O apelo de Lula é quase um pedido de socorro à militância, para que possa governar sem tantas concessões à direita, escreve o colunista Moisés Mendes
O que certas militâncias de esquerda e certas confrarias de juristas brasileiros têm em comum? Ambos estão com suas bundas pesadas vendo série da Netflix e criticando quem está no mundo real da luta da política e do sistema de Justiça.
Certos militantes criticam Lula por suas concessões à direita e, agora, por ter atraído Marta Suplicy de volta ao PT. Um gesto que para muitos abre a porteira a traidores e os coloca ao lado de quem continuou lutando contra o golpismo com um toco de canivete, enquanto Lula esteve preso.
E certos juristas blasés atacam decisões de Alexandre de Moraes e de todos os que se insurgem contra o que o lavajatismo construiu, do golpe contra Dilma à prisão de Lula e à eleição de Bolsonaro.
Lula é atacado e cercado por ser moderado e condescendente. Moraes, por seu ativismo judicial radical. Os atacantes de Lula e de Moraes poderiam criar a confraria da contemplação crítica e do imobilismo.
Por isso as chineladas de Lula na militância podem ser aplicadas também à indolência dos críticos de Moraes e até de Dias Toffoli. Lula pediu para que parem de encher o saco, saiam do sofá e enfrentem os dilemas da vida real.
A fala de Lula, na festa de acolhimento de Marta, é para ser compreendida pela militância de terceira série, mas se dirige mesmo a líderes de segunda linha do partido: larguem um pouco o Twitter, lutem pelo PT e me ajudem a governar com menos dependência da direita.

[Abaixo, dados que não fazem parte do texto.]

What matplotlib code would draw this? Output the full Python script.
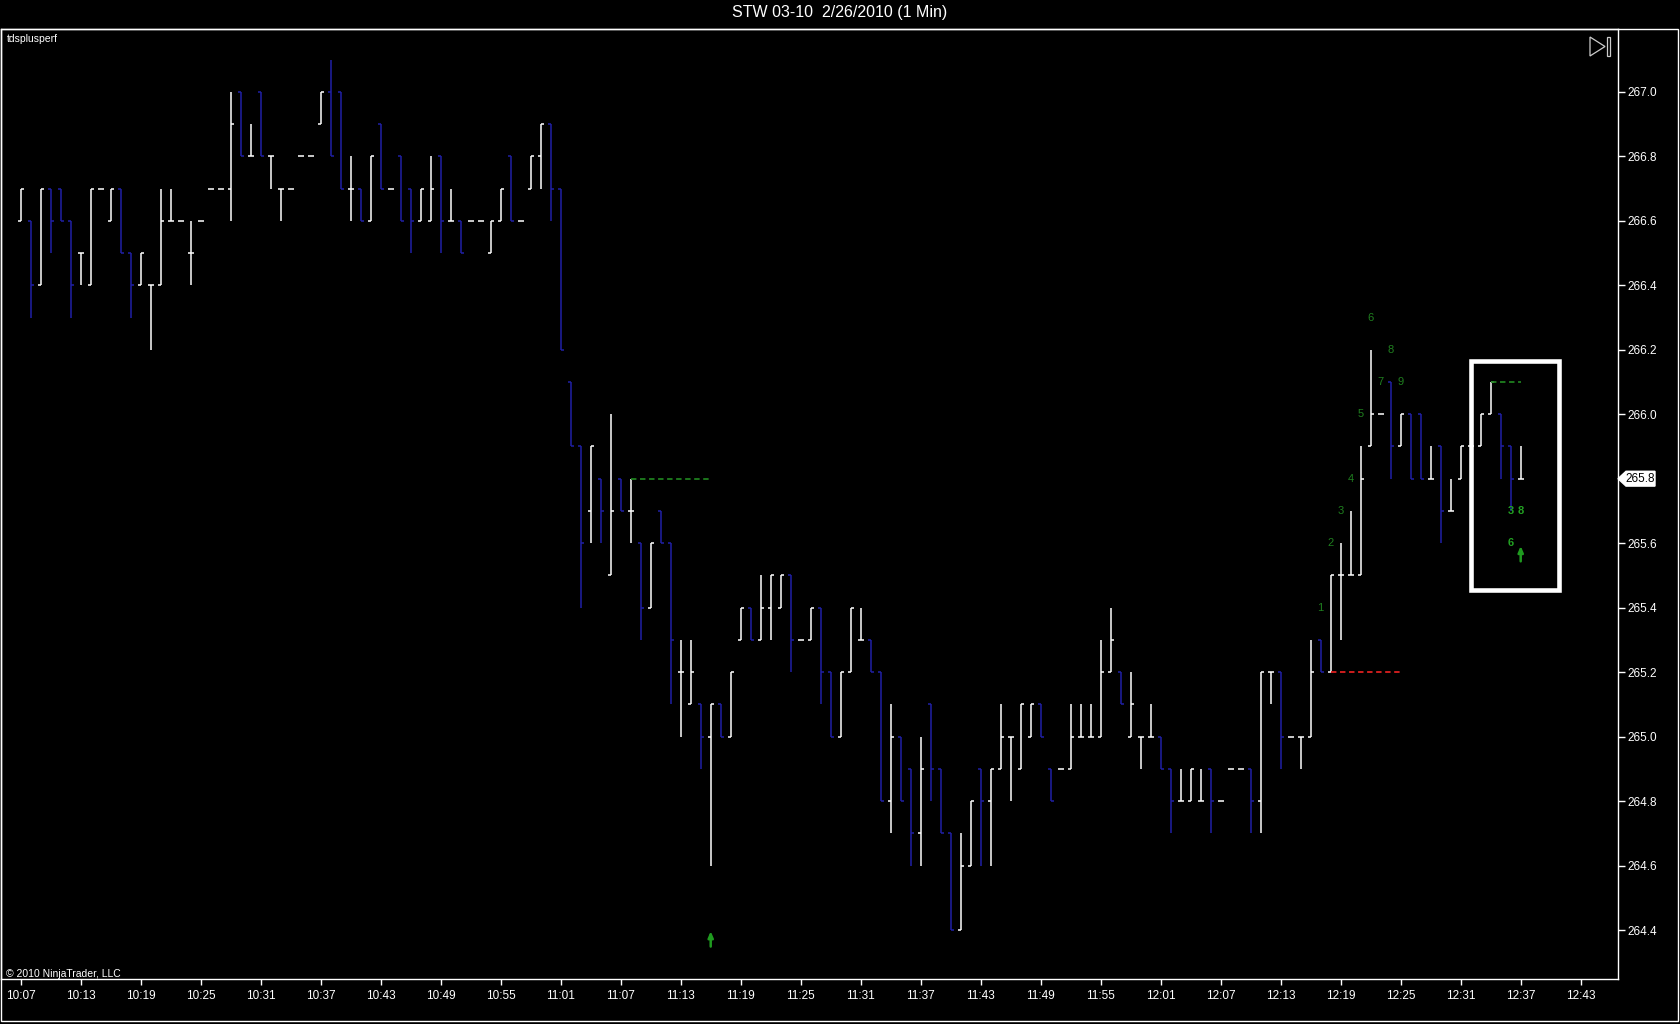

Parem de conversar em rodinhas, fazendo intriga e trocando emojis entre vocês mesmos, e arregimentem suas forças contra os pastores que disseminam mentiras. Não pela internet, porque não basta, mas também no cara a cara, com o pé no barro.
Lula não precisa dizer que está pedindo ajuda e, daqui a pouco, pode estar pedindo socorro. José Dirceu já havia avisado, falando no mesmo tom, que a chinelada seria dada.

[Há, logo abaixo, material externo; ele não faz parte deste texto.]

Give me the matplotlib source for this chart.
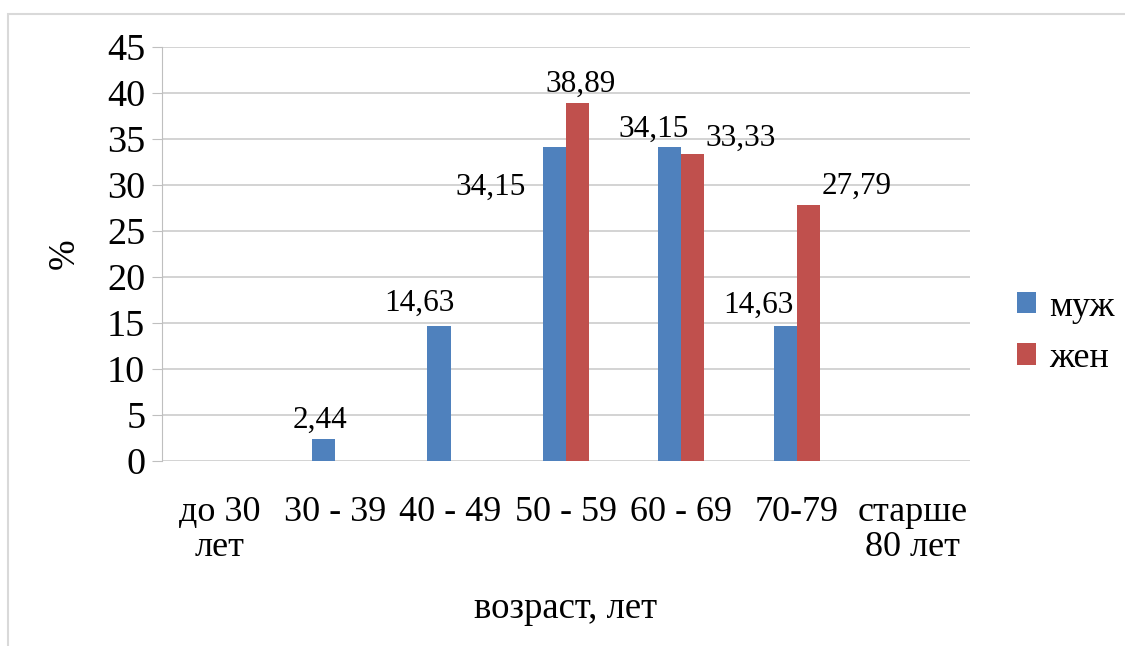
import numpy as np
from matplotlib import pyplot as plt
from matplotlib.patches import Rectangle

categories = ["до 30\nлет", "30 - 39", "40 - 49", "50 - 59", "60 - 69", "70-79", "старше\n80 лет"]
men = [0, 2.44, 14.63, 34.15, 34.15, 14.63, 0]
women = [0, 0, 0, 38.89, 33.33, 27.79, 0]
men_labels = ["", "2,44", "14,63", "34,15", "34,15", "14,63", ""]
women_labels = ["", "", "", "38,89", "33,33", "27,79", ""]
# label offsets from bar top (points), as placed in the original
men_offsets = [(0, 0), (-2.5, 8), (-14, 11), (-46, -34.5), (-11.5, 7), (-19, 10), (0, 0)]
women_offsets = [(0, 0), (0, 0), (0, 0), (2.5, 8), (34.5, 6), (35, 8), (0, 0)]

plt.rcParams['font.family'] = ['Liberation Serif', 'DejaVu Serif']

fig = plt.figure(figsize=(11.25, 6.46), dpi=100)
ax = fig.add_axes([0.144, 0.2864, 0.7182, 0.6408])

# outer chart border
fig.patches.append(Rectangle((8 / 1125, -0.1), 1.2, 1 - 14 / 646 + 0.1,
                             transform=fig.transFigure, fill=False,
                             edgecolor='#D9D9D9', linewidth=1.5))

x = np.arange(len(categories))
w = 0.2
b1 = ax.bar(x - w / 2, men, w, color='#4F81BD', label='муж')
b2 = ax.bar(x + w / 2, women, w, color='#C0504D', label='жен')

for bars, labels, offs in [(b1, men_labels, men_offsets), (b2, women_labels, women_offsets)]:
    for rect, lab, off in zip(bars, labels, offs):
        if lab:
            ax.annotate(lab, (rect.get_x() + rect.get_width() / 2, rect.get_height()),
                        xytext=off, textcoords='offset points',
                        ha='center', va='baseline', fontsize=22.5)

ax.set_xlim(-0.5, len(categories) - 0.5)
ax.set_ylim(0, 45)
ax.set_yticks(np.arange(0, 46, 5))
ax.set_xticks(x)
ax.set_xticklabels(categories, fontsize=26, linespacing=1.1)
ax.tick_params(axis='x', length=0, pad=25)
ax.tick_params(axis='y', labelsize=27.5, length=7, color='#BFBFBF', pad=5)
ax.grid(axis='y', color='#D0D0D0', linewidth=1.3)
ax.set_axisbelow(True)
for s in ['top', 'right', 'bottom']:
    ax.spines[s].set_visible(False)
ax.spines['left'].set_color('#BFBFBF')

ax.set_xlabel("возраст, лет", fontsize=26.5, labelpad=20)
ax.set_ylabel("%", fontsize=26.5, labelpad=18)

ax.legend(loc='center left', bbox_to_anchor=(1.018, 0.31), frameon=False,
          fontsize=26, handlelength=0.53, handleheight=0.53, handletextpad=0.35,
          labelspacing=0.5)

plt.savefig("out.png", dpi=100)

Lula lamenta a incapacidade de renovação do PT. O monopólio das figuras com mandato sobre os recursos do partido. E até as distorções provocadas pela preferência às pautas e aos candidatos considerados identitários.
Lula não deve estar querendo de volta um Brasil e um PT que não existem mais, mas pede que pelo menos tentem se movimentar. Tentem identificar forças de renovação nos movimentos sociais.
Esforcem-se para não sabotar os projetos de novas caras com chance de prosperar como força eleitoral já na disputa municipal desse ano.
A militância e os líderes de nível médio que atacam as concessões e a moderação de Lula podem estar imobilizados porque o petista clássico dos anos 70 e 80 envelheceu e não tem mais as mesmas forças. E as novas gerações? Aí é outra conversa.
Lula sabe que o retorno de Marta Suplicy ao PT não é um assunto só para os paulistanos. São Paulo oferece ao partido e às esquerdas uma situação única. Boulos, o candidato a prefeito de Lula e do PT, é do PSOL, e a candidata a vice é uma dissidente agora retornada aos 78 anos.
É nesse contexto, no Estado das raízes do partido, que deve ser compreendida a fala de Lula. Se líderes de primeira e segunda linha continuarem batendo em Lula por causa de Marta e não souberem o que fazer com o seu apelo, a militância continuará onde está, vendo série espanhola com os juristas que batem em Alexandre de Moraes.
Com a diferença de que nessa área dos juristas liberais e garantistas de centro-meio-direita, o corporativismo, principalmente o acadêmico, não oferece muitas chances de discordância, com as exceções que também não se renovam.
Sabemos todos que o fantástico mundo dos corneteiros do Direito vive da corneta, algumas vezes muito bem remunerada.